Полезно сопоставление: скажем, у Флоренского в его «конкретной метафизике» есть только символы, они же лики, и нацело отсутствует концепция личности, будь то Божественной или человеческой; его позиция — законченный и взвешенный символизм. Но у Лосева поры Восьмикнижия «ничто еще не завершено и ничто не успело стать», как писал Рильке в «Часослове»; и в том кипении идей и страстей, в той философской протоматерии, которая нас здесь встречает, можно найти все. Диалектико-феноменологический символизм стал на этом этапе принципом единства и языком его мысли; однако с самого начала, с соловьевских и православных истоков, в этой мысли действовали и иные импульсы, не находившие в нем полного выражения. Поэтому он не должен был остаться окончательной формой лосевской философии. Набросок этой окончательной формы дан в проекте абсолютной мифологии, и из него (как впрочем, и без него, пускай не столь явственно) мы видим: «символистский синтез», как мы определили выше философский замысел Лосева, должен был стать, в потенции, православно-персоналистским синтезом. Сложным и кружным способом, через теорию мифа, через многие древние и новые философии, мысль Лосева прокладывала путь возвращенья к собственным духовным истокам, к православному умозрению и философской традиции Соловьева.
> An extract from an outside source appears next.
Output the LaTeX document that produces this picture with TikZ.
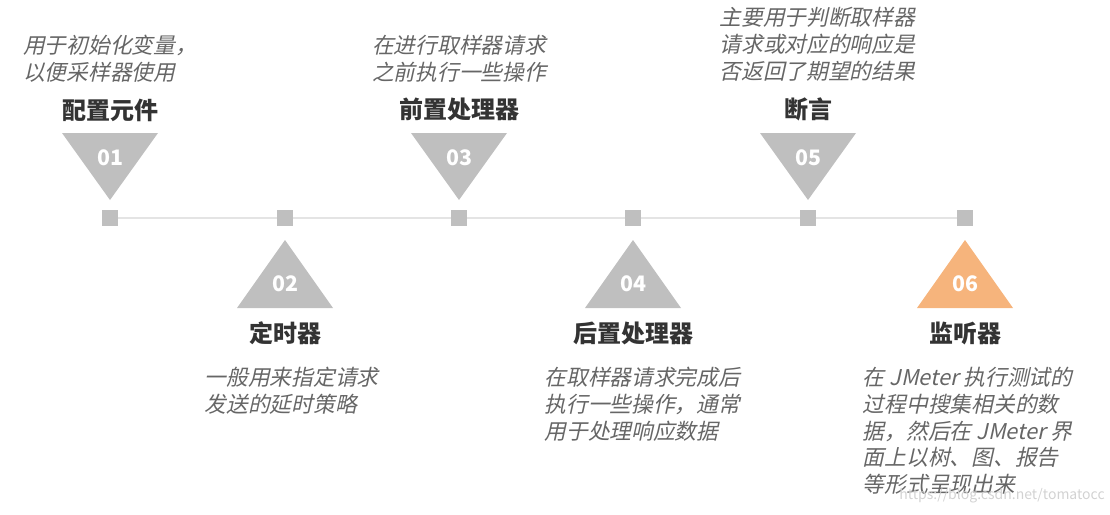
\documentclass[tikz,border=0pt]{standalone}
\usepackage{fontspec}
\usepackage{xcolor}
\setmainfont{Noto Sans CJK SC}
\newfontfamily\cjkit[FakeSlant=0.22]{Noto Sans CJK SC}
\usetikzlibrary{positioning}
\definecolor{tgray}{HTML}{BFBFBF}
\definecolor{torange}{HTML}{F6B47C}
\definecolor{tline}{HTML}{E4E4E4}
\definecolor{ttitle}{HTML}{333333}
\definecolor{tdesc}{HTML}{666666}

\begin{document}
\begin{tikzpicture}[x=0.75pt,y=-0.75pt]%
  \tikzstyle{dotbox}=[rectangle,fill=tgray,minimum size=12pt,inner sep=0]
  \tikzstyle{num}=[text=white,font=\fontsize{16}{18}\selectfont\bfseries,inner sep=0]
  \tikzstyle{head}=[text=ttitle,font=\fontsize{18}{22}\selectfont\bfseries,inner sep=0]
  \tikzstyle{desc}=[text=tdesc,font=\fontsize{16.3}{20.2}\selectfont\cjkit,align=left,inner sep=0]
  \useasboundingbox (0,0) rectangle (1110,514);
  % timeline
  \coordinate (c1) at (110,218);
  \coordinate (c2) at (285,218);
  \coordinate (c3) at (459,218);
  \coordinate (c4) at (633,218);
  \coordinate (c5) at (808,218);
  \coordinate (c6) at (965,218);
  \draw[tline,line width=1.5pt] (c1) -- (c6);
  \node(m1)[dotbox] at (c1) {};
  \node(m2)[dotbox] at (c2) {};
  \node(m3)[dotbox] at (c3) {};
  \node(m4)[dotbox] at (c4) {};
  \node(m5)[dotbox] at (c5) {};
  \node(m6)[dotbox] at (c6) {};
  % triangles
  \fill[tgray] (c1) ++(-48,-85) -- ++(96,0) -- ++(-48,67) -- cycle;
  \fill[tgray] (c3) ++(-48,-85) -- ++(96,0) -- ++(-48,67) -- cycle;
  \fill[tgray] (c5) ++(-48,-85) -- ++(96,0) -- ++(-48,67) -- cycle;
  \fill[tgray] (c2) ++(-48,90) -- ++(96,0) -- ++(-48,-68) -- cycle;
  \fill[tgray] (c4) ++(-48,90) -- ++(96,0) -- ++(-48,-68) -- cycle;
  \fill[torange] (c6) ++(-48,90) -- ++(96,0) -- ++(-48,-68) -- cycle;
  \node(n1)[num] at (110,158) {01};
  \node(n3)[num] at (459,158) {03};
  \node(n5)[num] at (808,158) {05};
  \node(n2)[num] at (285,284) {02};
  \node(n4)[num] at (633,284) {04};
  \node(n6)[num] at (965,284) {06};
  % titles
  \node(t1)[head,above=21pt of n1] {配置元件};
  \node(t3)[head,above=21pt of n3] {前置处理器};
  \node(t5)[head,above=21pt of n5] {断言};
  \node(t2)[head,below=22pt of n2] {定时器};
  \node(t4)[head,below=22pt of n4] {后置处理器};
  \node(t6)[head,below=22pt of n6] {监听器};
  % descriptions
  \node(d1)[desc,above=12pt of t1] {用于初始化变量，\\以便采样器使用};
  \node(d3)[desc,above=12pt of t3] {在进行取样器请求\\之前执行一些操作};
  \node(d5)[desc,above=12pt of t5,xshift=7pt] {主要用于判断取样器\\请求或对应的响应是\\否返回了期望的结果};
  \node(d2)[desc,below=16pt of t2,xshift=5pt] {一般用来指定请求\\发送的延时策略};
  \node(d4)[desc,below=16pt of t4,xshift=7pt] {在取样器请求完成后\\执行一些操作，通常\\用于处理响应数据};
  \node(d6)[desc,below=16pt of t6,xshift=2pt] {在 JMeter 执行测试的\\过程中搜集相关的数\\据，然后在 JMeter 界\\面上以树、图、报告\\等形式呈现出来};
  \node(wm)[text=gray!35,font=\fontsize{10.5}{12}\selectfont,inner sep=0] at (1002,496) {https://blog.csdn.net/tomatocc};
\end{tikzpicture}
\end{document}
Путь этот обещал немало, ибо он вел его не к подражанию уже известным примерам, а к новому этапу православного философствования, впитавшему — чего еще не было в русской мысли — опыт аскетической традиции и паламитского богословия. Однако проторить его до конца философу не было суждено. «Если дадут», — с едкою горечью оговаривается он в «Диалектике мифа», сообщая об одном из будущих своих планов. Если дадут! Это советское дополнение к толстовскому е. б. ж. вновь напоминает о том же: с его жизненным мифом прочно соединен образ плененного православного воина.